Salmon Group is the world's largest network of local, family-owned fish farming and aquaculture companies. Based in Bergen, Norway, they provide service to 45 shareholders, who together possess 116 licenses for salmon and trout farming along the Norwegian coast, and production of approximately 55 million smolt. 

Fish welfare in fish farming is an extensive and complex topic. The industry has strengthened its focus on fish welfare, and as this field has become a more prominent part of the public debate, this is a natural development. It has been spurred on by demands from food safety authorities, veterinary authorities and the average consumer. The Norwegian Veterinary Institute and the Norwegian Food Safety Authority issue guidelines for the industry’s treatment of animals. Simultaneously, the fish farmers have to comply with numerous laws, official bodies and other interested parties. With all the competing needs, or requests from different parts of the administration, it is not always given that this complex whole is being maintained in an optimal manner.

Food production must take place under conditions that meet the requests linked to the environment, welfare and end product. The greatest welfare challenges in fish farming today are all related to the handling of lice, and the mortality rate is high for both salmon and cleaner fish, for which the industry itself must take responsibility.

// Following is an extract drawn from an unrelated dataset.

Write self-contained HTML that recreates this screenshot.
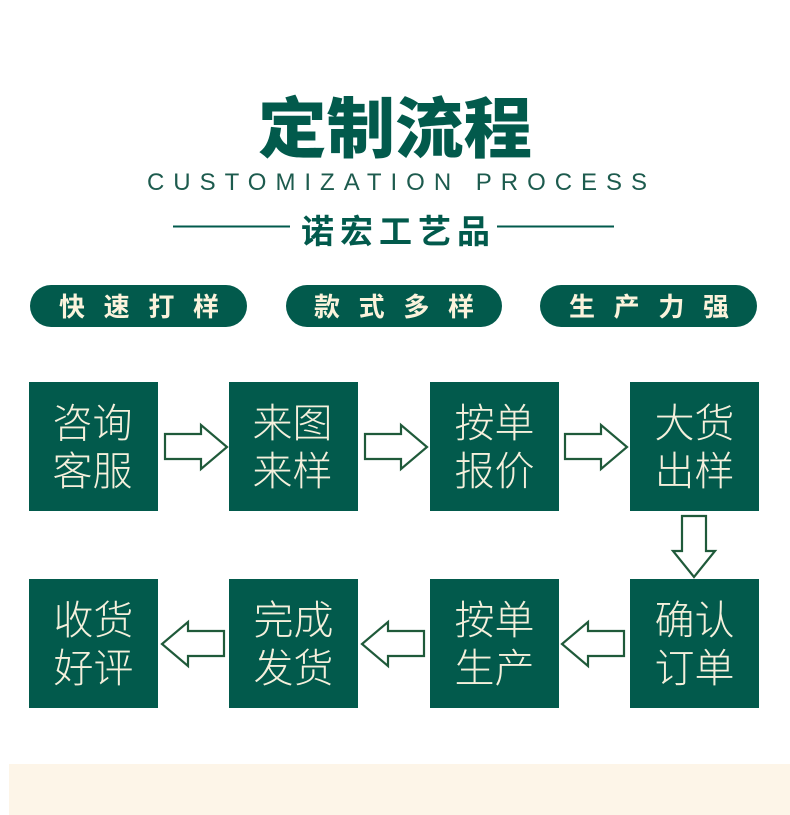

Aspects concerning fish health and welfare affect society’s perception of the industry and to which extent it takes responsibility. The manner in which measures are taken also affects public confidence in the industry. Public confidence and trust are vital in all parts of the food chain. Today’s public are conscious consumers who are concerned with balanced resource management and responsible food production. Today’s consumers care about where the food comes from and how it is produced, and they expect every food producer to provide good answers.